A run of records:
>>>>
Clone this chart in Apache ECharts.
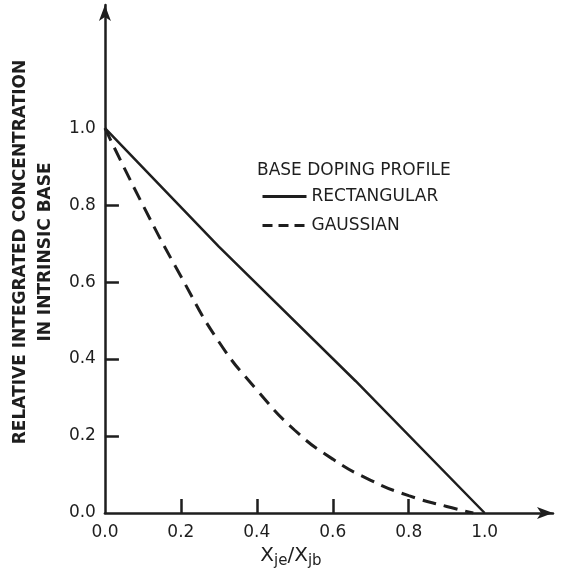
<!DOCTYPE html>
<html>
<head>
<meta charset="utf-8">
<script src="https://cdn.jsdelivr.net/npm/echarts@6/dist/echarts.min.js"></script>
<style>
  html, body { margin: 0; padding: 0; background: #fff; }
  #chart { width: 561px; height: 576px; }
</style>
</head>
<body>
<div id="chart"></div>
<script>
const INK = '#1e1e1e';
const FONT = 'DejaVu Sans';

// values
const rectX = [0.0, 0.3, 0.66, 1.0];
const rectY = [1.0, 0.692, 0.343, 0.0];
const gaussX = [0.0, 0.1, 0.2, 0.3, 0.4, 0.5, 0.6, 0.7, 0.8, 0.9, 0.97];
const gaussY = [1.0, 0.8, 0.615, 0.445, 0.32, 0.215, 0.14, 0.085, 0.045, 0.017, 0.0];
const labelValues = [0, 0.2, 0.4, 0.6, 0.8, 1.0];
const tickValues = [0.2, 0.4, 0.6, 0.8];

const zip = (xs, ys) => xs.map((x, i) => [x, ys[i]]);

const chart = echarts.init(document.getElementById('chart'), null, { renderer: 'canvas' });

chart.setOption({
  backgroundColor: '#fff',
  animation: false,
  textStyle: { fontFamily: FONT, color: INK },
  grid: { left: 103, right: 8, top: 5, bottom: 63 },
  title: {
    text: 'BASE DOPING PROFILE',
    left: 252,
    top: 157,
    textStyle: { fontFamily: FONT, fontSize: 17, fontWeight: 'normal', color: INK },
  },
  legend: {
    orient: 'vertical',
    left: 256,
    top: 183,
    itemWidth: 44,
    itemHeight: 12,
    itemGap: 12,
    itemStyle: { color: 'transparent', borderWidth: 0 },
    textStyle: { fontFamily: FONT, fontSize: 17, color: INK },
    data: [
      { name: 'RECTANGULAR', lineStyle: { width: 3 } },
      { name: 'GAUSSIAN', lineStyle: { type: [10, 6], width: 3 } },
    ],
  },
  xAxis: {
    type: 'value',
    min: 0,
    max: 1.18,
    splitLine: { show: false },
    axisLine: {
      onZero: false,
      symbol: ['none', 'arrow'],
      symbolSize: [9, 16],
      lineStyle: { color: INK, width: 2.5 },
    },
    axisTick: { inside: true, length: 14, customValues: tickValues, lineStyle: { color: INK, width: 2.5 } },
    axisLabel: {
      customValues: labelValues,
      margin: 11,
      fontSize: 17,
      color: INK,
      formatter: (v) => v.toFixed(1),
    },
    name: '{b|X}{s|je}{b|/X}{s|jb}',
    nameLocation: 'middle',
    nameGap: 30,
    nameTextStyle: {
      padding: [0, 76, 0, 0],
      rich: {
        b: { fontFamily: FONT, fontSize: 20, color: INK },
        s: { fontFamily: FONT, fontSize: 15, color: INK, padding: [11, 0, 0, 0] },
      },
    },
  },
  yAxis: {
    type: 'value',
    min: 0,
    max: 1.32,
    splitLine: { show: false },
    axisLine: {
      onZero: false,
      symbol: ['none', 'arrow'],
      symbolSize: [9, 16],
      lineStyle: { color: INK, width: 2.5 },
    },
    axisTick: { inside: true, length: 14, customValues: tickValues, lineStyle: { color: INK, width: 2.5 } },
    axisLabel: {
      customValues: labelValues,
      margin: 9,
      fontSize: 17,
      color: INK,
      formatter: (v) => v.toFixed(1),
    },
    name: 'RELATIVE INTEGRATED CONCENTRATION\nIN INTRINSIC BASE',
    nameLocation: 'middle',
    nameRotate: 90,
    nameGap: 44,
    nameTextStyle: {
      fontFamily: FONT, fontSize: 17, fontWeight: 'bold', lineHeight: 25, color: INK,
      padding: [0, 0, 0, 14],
    },
  },
  series: [
    {
      name: 'RECTANGULAR',
      type: 'line',
      data: zip(rectX, rectY),
      symbol: 'none',
      lineStyle: { color: INK, width: 2.5, type: 'solid' },
      itemStyle: { color: INK },
    },
    {
      name: 'GAUSSIAN',
      type: 'line',
      smooth: true,
      data: zip(gaussX, gaussY),
      symbol: 'none',
      lineStyle: { color: INK, width: 3, type: [14, 8] },
      itemStyle: { color: INK },
    },
  ],
});
</script>
</body>
</html>
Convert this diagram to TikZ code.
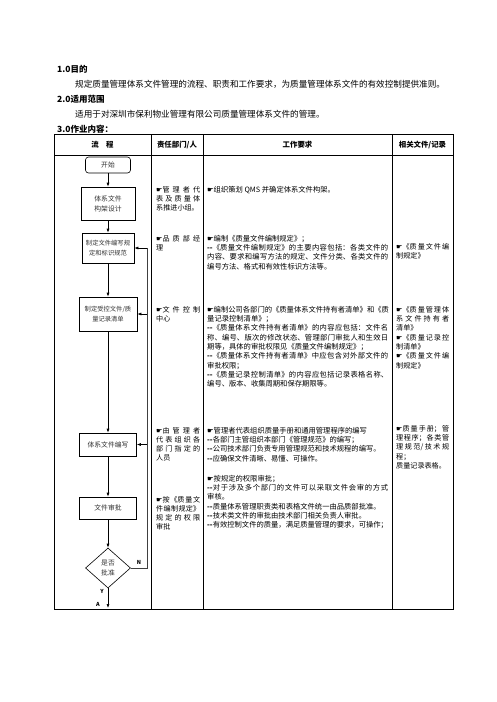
\documentclass[tikz,border=0pt]{standalone}
\usepackage{fontspec}
\setmainfont{Noto Sans CJK SC}
\newfontfamily\symf{DejaVu Sans}
\usetikzlibrary{arrows.meta,shapes.geometric}
\XeTeXlinebreaklocale "zh"
\XeTeXlinebreakskip=0pt plus 3pt
\XeTeXlinebreakpenalty=10000
\newcommand\hd{{\symf\char"261B}}
\newcommand\dd{{\bfseries -{}-}}
\begin{document}
\begin{tikzpicture}[x=1pt,y=-1pt,
  tline/.style={line width=0.9pt},
  flowbox/.style={draw, line width=0.6pt, inner sep=1pt, align=center, font=\fontsize{6.8}{10}\selectfont, text=black!80},
  arr/.style={-{Latex[length=4pt,width=3pt]}, line width=0.6pt},
  loopline/.style={line width=0.6pt, draw=black!75},
  head/.style={font=\fontsize{7.4}{9}\selectfont\bfseries, inner sep=0},
  sect/.style={anchor=west, inner sep=0, font=\fontsize{8.5}{10}\selectfont\bfseries},
  body/.style={anchor=west, inner sep=0, font=\fontsize{8.6}{10}\selectfont},
  ctwo/.style={anchor=north west, inner sep=0, text width=44pt, align=justify, font=\fontsize{7.1}{9.2}\selectfont},
  cthree/.style={anchor=north west, inner sep=0, text width=181pt, align=justify, font=\fontsize{7.3}{9.3}\selectfont},
  cfour/.style={anchor=north west, inner sep=0, text width=53pt, align=justify, font=\fontsize{7.1}{9.3}\selectfont},
  lbl/.style={inner sep=0, font=\fontsize{5.5}{6}\selectfont\bfseries}
]
\useasboundingbox (0,0) rectangle (496,702);
\fill[white] (0,0) rectangle (496,702);

% section texts
\node[sect] (s1) at (57,69) {1.0目的};
\node[body] (t1) at (75,84) {规定质量管理体系文件管理的流程、职责和工作要求，为质量管理体系文件的有效控制提供准则。};
\node[sect] (s2) at (57,99) {2.0适用范围};
\node[body] (t2) at (75,114) {适用于对深圳市保利物业管理有限公司质量管理体系文件的管理。};
\node[sect] (s3) at (57,129) {3.0作业内容：};

% table
\draw[tline] (54,134) rectangle (453,609);
\draw[tline] (54,155) -- (453,155);
\draw[tline] (151,134) -- (151,609);
\draw[tline] (203,134) -- (203,609);
\draw[tline] (392,134) -- (392,609);

\node[head] (h1) at (102.5,145) {流\hspace{1em}程};
\node[head] (h2) at (177,145) {责任部门/人};
\node[head] (h3) at (297.5,145) {工作要求};
\node[head] (h4) at (422.5,145) {相关文件/记录};

% flow chart
\node[flowbox, rounded corners=3pt, minimum width=45pt, minimum height=16pt] (st) at (108,165) {开始};
\node[flowbox, minimum width=54pt, minimum height=33pt] (b2) at (108,203.5) {体系文件\\构架设计};
\node[flowbox, minimum width=52pt, minimum height=30pt, font=\fontsize{6.3}{10}\selectfont] (b3) at (108,248) {制定文件编写规\\定和标识规范};
\node[flowbox, minimum width=58pt, minimum height=34pt, font=\fontsize{6.3}{10}\selectfont] (b4) at (108,314) {制定受控文件/质\\量记录清单};
\node[flowbox, minimum width=57pt, minimum height=23pt] (b5) at (108,444.5) {体系文件编写};
\node[flowbox, minimum width=57pt, minimum height=22pt] (b6) at (108,508) {文件审批};
\node[flowbox, shape=diamond, minimum width=45pt, minimum height=40pt, inner sep=0pt] (dm) at (108,568) {是否\\批准};
\coordinate (lp) at (147,0);
\coordinate (endp) at (108,608);

\draw[arr] (st) -- (b2);
\draw[arr] (b2) -- (b3);
\draw[arr] (b3) -- (b4);
\draw[arr] (b4) -- (b5);
\draw[arr] (b5) -- (b6);
\draw[arr] (b6) -- (dm);
\draw[arr] (dm.south) -- (endp);
\draw[loopline] (dm.east) -- (dm.east -| lp) -- (b3.east -| lp);
\draw[arr] (b3.east -| lp) -- (b3.east);
\draw[arr] (b4.east -| lp) -- (b4.east);
\draw[arr] (b5.east -| lp) -- (b5.east);
\node[lbl] (nl) at (139,562) {N};
\node[lbl] (yl) at (102,591) {Y};
\node[lbl] (al) at (98,604) {A};

% column 2
\node[ctwo] (r1) at (156,186) {\hd 管理者代\linebreak 表及质量体\linebreak 系推进小组。};
\node[ctwo] (r2) at (156,235) {\hd 品质部经\linebreak 理};
\node[ctwo] (r3) at (156,306) {\hd 文件控制\linebreak 中心};
\node[ctwo] (r4) at (156,427) {\hd 由管理者\linebreak 代表组织各\linebreak 部门指定的\linebreak 人员};
\node[ctwo] (r5) at (156,496) {\hd 按《质量文\linebreak 件编制规定》\linebreak 规定的权限\linebreak 审批};

% column 3
\node[cthree] (w1) at (207,186) {\hd 组织策划 QMS 并确定体系文件构架。};
\node[cthree] (w2) at (207,235) {\hd 编制《质量文件编制规定》；\\
\dd《质量文件编制规定》的主要内容包括：各类文件的\linebreak 内容、要求和编写方法的规定、文件分类、各类文件的\linebreak 编号方法、格式和有效性标识方法等。};
\node[cthree] (w3) at (207,306) {\hd 编制公司各部门的《质量体系文件持有者清单》和《质\linebreak 量记录控制清单》；\\
\dd《质量体系文件持有者清单》的内容应包括：文件名\linebreak 称、编号、版次的修改状态、管理部门审批人和生效日\linebreak 期等，具体的审批权限见《质量文件编制规定》；\\
\dd《质量体系文件持有者清单》中应包含对外部文件的\linebreak 审批权限；\\
\dd《质量记录控制清单》的内容应包括记录表格名称、\linebreak 编号、版本、收集周期和保存期限等。};
\node[cthree] (w4) at (207,427) {\hd 管理者代表组织质量手册和通用管理程序的编写\\
\dd 各部门主管组织本部门《管理规范》的编写；\\
\dd 公司技术部门负责专用管理规范和技术规程的编写。\\
\dd 应确保文件清晰、易懂、可操作。};
\node[cthree] (w5) at (207,475) {\hd 按规定的权限审批；\\
\dd 对于涉及多个部门的文件可以采取文件会审的方式\linebreak 审核。\\
\dd 质量体系管理职责类和表格文件统一由品质部批准。\\
\dd 技术类文件的审批由技术部门相关负责人审批。\\
\dd 有效控制文件的质量，满足质量管理的要求，可操作；};

% column 4
\node[cfour] (f2) at (396,243) {\hd《质量文件编\linebreak 制规定》};
\node[cfour] (f3) at (396,306) {\hd《质量管理体\linebreak 系文件持有者\linebreak 清单》\\
\hd《质量记录控\linebreak 制清单》\\
\hd《质量文件编\linebreak 制规定》};
\node[cfour] (f4) at (396,425) {\hd 质量手册；管\linebreak 理程序；各类管\linebreak 理规范/技术规\linebreak 程；\\
质量记录表格。};
\end{tikzpicture}
\end{document}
<<<<
§ **Aim of the task**
Copy each line of the preceding data that contains the string "this".

§ **Task response**
Clone this chart in Apache ECharts.
Convert this diagram to TikZ code.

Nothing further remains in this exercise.